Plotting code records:
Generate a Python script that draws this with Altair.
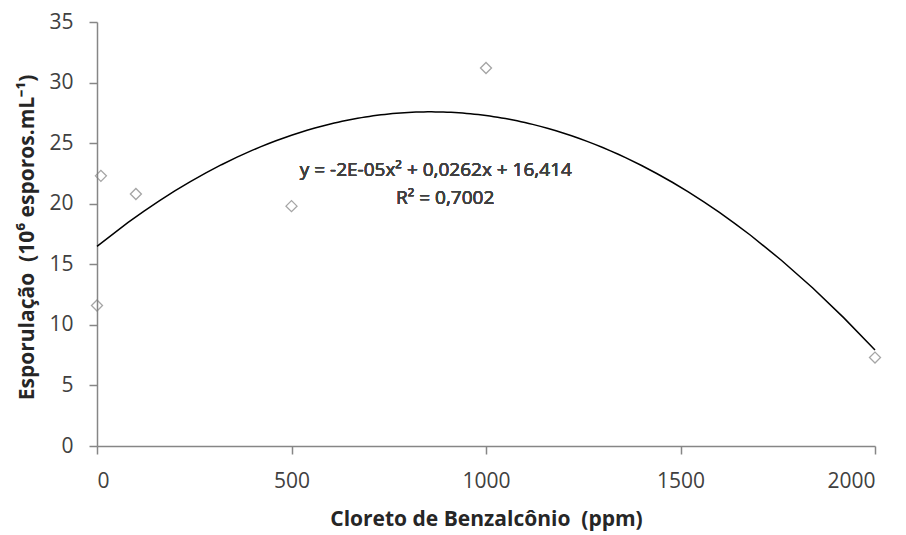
import altair as alt
import pandas as pd

# Data
dose = [0, 10, 100, 500, 1000, 2000]
esporulacao = [11.6, 22.3, 20.8, 19.8, 31.2, 7.3]
x_ticks = [0, 500, 1000, 1500, 2000]
y_ticks = [0, 5, 10, 15, 20, 25, 30, 35]
eq_line1 = "y = -2E-05x² + 0,0262x + 16,414"
eq_line2 = "R² = 0,7002"

df = pd.DataFrame({"dose": dose, "esp": esporulacao})

FONT = "Open Sans"

x_enc = alt.X(
    "dose:Q",
    scale=alt.Scale(domain=[0, 2000], nice=False),
    axis=alt.Axis(
        values=x_ticks,
        format="d",
        title="Cloreto de Benzalcônio \u00a0(ppm)",
        titleX=389,
        titleY=79,
        titleBaseline="alphabetic",
        titleAlign="center",
    ),
)
y_enc = alt.Y(
    "esp:Q",
    scale=alt.Scale(domain=[0, 35], nice=False),
    axis=alt.Axis(
        values=y_ticks,
        format="d",
        title="Esporulação \u00a0(10⁶ esporos.mL⁻¹)",
        titleAngle=270,
        titleX=-64,
        titleY=215,
        titleBaseline="alphabetic",
        titleAlign="center",
    ),
)

base = alt.Chart(df)

points = base.mark_point(
    shape="diamond", filled=False, size=121, color="#7f7f7f", strokeWidth=1.3
).encode(x=x_enc, y=y_enc)

curve = (
    base.transform_regression("dose", "esp", method="poly", order=2, extent=[0, 2000])
    .mark_line(color="#000000", strokeWidth=1.5)
    .encode(x="dose:Q", y="esp:Q")
)

eq1 = base.mark_text(
    font=FONT, fontSize=19, fontWeight="normal", color="#404040",
    align="center", baseline="alphabetic"
).encode(x=alt.datum(871), y=alt.datum(22.29), text=alt.value(eq_line1))

eq2 = base.mark_text(
    font=FONT, fontSize=19, fontWeight="normal", color="#404040",
    align="center", baseline="alphabetic"
).encode(x=alt.datum(895), y=alt.datum(19.95), text=alt.value(eq_line2))

chart = (
    alt.layer(curve, points, eq1, eq2)
    .properties(
        width=778,
        height=424,
        autosize="none",
        padding={"left": 89, "top": 14, "right": 20, "bottom": 88},
        background="white",
    )
    .configure_view(stroke=None)
    .configure_axis(
        grid=False,
        domainColor="#868686",
        domainWidth=1.5,
        tickColor="#868686",
        tickWidth=1.5,
        tickSize=8,
        labelFont=FONT,
        labelFontSize=21,
        labelColor="#404040",
        labelPadding=16,
        titleFont=FONT,
        titleFontSize=21,
        titleFontWeight="bold",
        titleColor="#262626",
    )
)

chart.save("out.html", embed_options={"renderer": "svg", "actions": False})
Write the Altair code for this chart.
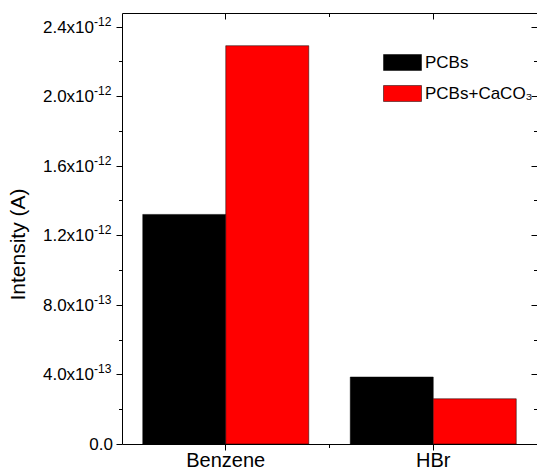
import altair as alt
import pandas as pd

# ---- data ----
categories = ["Benzene", "HBr"]
series_names = ["PCBs", "PCBs+CaCO₃"]
pcbs_values = [1.32e-12, 0.385e-12]
pcbs_caco3_values = [2.29e-12, 0.26e-12]

y_tick_values = [0.0, 4e-13, 8e-13, 1.2e-12, 1.6e-12, 2.0e-12, 2.4e-12]
y_tick_mantissa = ["0.0", "4.0x10", "8.0x10", "1.2x10", "1.6x10", "2.0x10", "2.4x10"]
y_tick_exponent = ["", "-13", "-13", "-12", "-12", "-12", "-12"]
y_all_ticks = [0.0, 2e-13, 4e-13, 6e-13, 8e-13, 1.0e-12, 1.2e-12, 1.4e-12,
               1.6e-12, 1.8e-12, 2.0e-12, 2.2e-12, 2.4e-12]
y_max = 2.478e-12

W, H = 415, 431
FONT = "Liberation Sans"

bars_df = pd.DataFrame({
    "category": categories * 2,
    "series": [series_names[0]] * len(categories) + [series_names[1]] * len(categories),
    "value": pcbs_values + pcbs_caco3_values,
})
labels_df = pd.DataFrame({
    "value": y_tick_values,
    "mantissa": y_tick_mantissa,
    "exponent": y_tick_exponent,
})
bounds_df = pd.DataFrame({"category": categories[:-1]})

y_scale = alt.Scale(domain=[0, y_max], nice=False, zero=True)
x_scale = alt.Scale(domain=categories, paddingInner=0, paddingOuter=0)

major_test = "round(datum.value * 1e13) % 4 == 0"
tick_cond = {"condition": {"test": major_test, "value": 6}, "value": 3.5}

bars = alt.Chart(bars_df).mark_bar(stroke="black", strokeWidth=0.5).encode(
    x=alt.X("category:N", scale=x_scale,
            axis=alt.Axis(title=None, labelFont=FONT, labelFontSize=20,
                          labelColor="black", labelAngle=0, labelPadding=0,
                          tickSize=6, tickColor="black", domain=False)),
    xOffset=alt.XOffset("series:N", sort=series_names,
                        scale=alt.Scale(paddingInner=0, paddingOuter=0.25)),
    y=alt.Y("value:Q", scale=y_scale,
            axis=alt.Axis(values=y_all_ticks, labels=False, tickSize=tick_cond,
                          tickColor="black", domain=False, grid=False,
                          title="Intensity (A)", titleFont=FONT, titleFontSize=21,
                          titleFontWeight="normal", titleColor="black",
                          titleAngle=-90, titleAlign="center", titleBaseline="middle",
                          titleX=-104, titleY=231)),
    color=alt.Color("series:N", sort=series_names,
                    scale=alt.Scale(domain=series_names, range=["#000000", "#ff0000"]),
                    legend=alt.Legend(title=None, orient="none", legendX=261, legendY=30,
                                      symbolType="M-1,-0.42H1V0.42H-1Z", symbolSize=1444,
                                      symbolStrokeColor="black", symbolStrokeWidth=0.5,
                                      symbolOpacity=1,
                                      labelFont=FONT, labelFontSize=17, labelColor="black",
                                      labelOffset=3, rowPadding=2, padding=0)),
)

mirror = alt.Chart(bars_df).mark_point(opacity=0).encode(
    x=alt.X("category:N", scale=x_scale,
            axis=alt.Axis(orient="bottom", offset=-H, labels=False, tickSize=6,
                          tickColor="black", domain=False, title=None)),
    y=alt.Y("value:Q", scale=y_scale,
            axis=alt.Axis(orient="left", offset=-W, labels=False, values=y_all_ticks,
                          tickSize=tick_cond, tickColor="black", domain=False,
                          grid=False, title=None)),
)

mant = alt.Chart(labels_df).transform_calculate(
    xpos="datum.exponent == '' ? -9 : -28"
).mark_text(align="right", baseline="middle", font=FONT, fontSize=17,
            color="black", dy=1).encode(
    x=alt.X("xpos:Q", scale=None, axis=None),
    y=alt.Y("value:Q", scale=y_scale, axis=None),
    text="mantissa:N",
)

expo = alt.Chart(labels_df).mark_text(align="left", baseline="alphabetic", font=FONT,
                                      fontSize=12, color="black", dy=-1).encode(
    x=alt.value(-28),
    y=alt.Y("value:Q", scale=y_scale, axis=None),
    text="exponent:N",
)

rule_bottom = alt.Chart(bounds_df).mark_rule(color="black", strokeWidth=1).encode(
    x=alt.X("category:N", scale=x_scale, bandPosition=1, axis=None),
    y=alt.value(H),
    y2=alt.value(H + 4),
)
rule_top = alt.Chart(bounds_df).mark_rule(color="black", strokeWidth=1).encode(
    x=alt.X("category:N", scale=x_scale, bandPosition=1, axis=None),
    y=alt.value(0),
    y2=alt.value(4),
)

chart = alt.layer(bars, mirror, mant, expo, rule_bottom, rule_top).resolve_axis(
    x="independent", y="independent"
).properties(
    width=W, height=H,
    autosize=alt.AutoSizeParams(type="none"),
    padding={"left": 122, "top": 13, "right": 0, "bottom": 26},
).configure_view(stroke="black", strokeWidth=1)

chart.save("out.html", embed_options={"renderer": "svg", "actions": False})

> _Exercise description_:
Repeat only what runs from the first line of the records above to the line with "base = alt.Chart(df)", both included, word for word, minus the pictures.

> _Full answer_:
Generate a Python script that draws this with Altair.
import altair as alt
import pandas as pd

# Data
dose = [0, 10, 100, 500, 1000, 2000]
esporulacao = [11.6, 22.3, 20.8, 19.8, 31.2, 7.3]
x_ticks = [0, 500, 1000, 1500, 2000]
y_ticks = [0, 5, 10, 15, 20, 25, 30, 35]
eq_line1 = "y = -2E-05x² + 0,0262x + 16,414"
eq_line2 = "R² = 0,7002"

df = pd.DataFrame({"dose": dose, "esp": esporulacao})

FONT = "Open Sans"

x_enc = alt.X(
    "dose:Q",
    scale=alt.Scale(domain=[0, 2000], nice=False),
    axis=alt.Axis(
        values=x_ticks,
        format="d",
        title="Cloreto de Benzalcônio \u00a0(ppm)",
        titleX=389,
        titleY=79,
        titleBaseline="alphabetic",
        titleAlign="center",
    ),
)
y_enc = alt.Y(
    "esp:Q",
    scale=alt.Scale(domain=[0, 35], nice=False),
    axis=alt.Axis(
        values=y_ticks,
        format="d",
        title="Esporulação \u00a0(10⁶ esporos.mL⁻¹)",
        titleAngle=270,
        titleX=-64,
        titleY=215,
        titleBaseline="alphabetic",
        titleAlign="center",
    ),
)

base = alt.Chart(df)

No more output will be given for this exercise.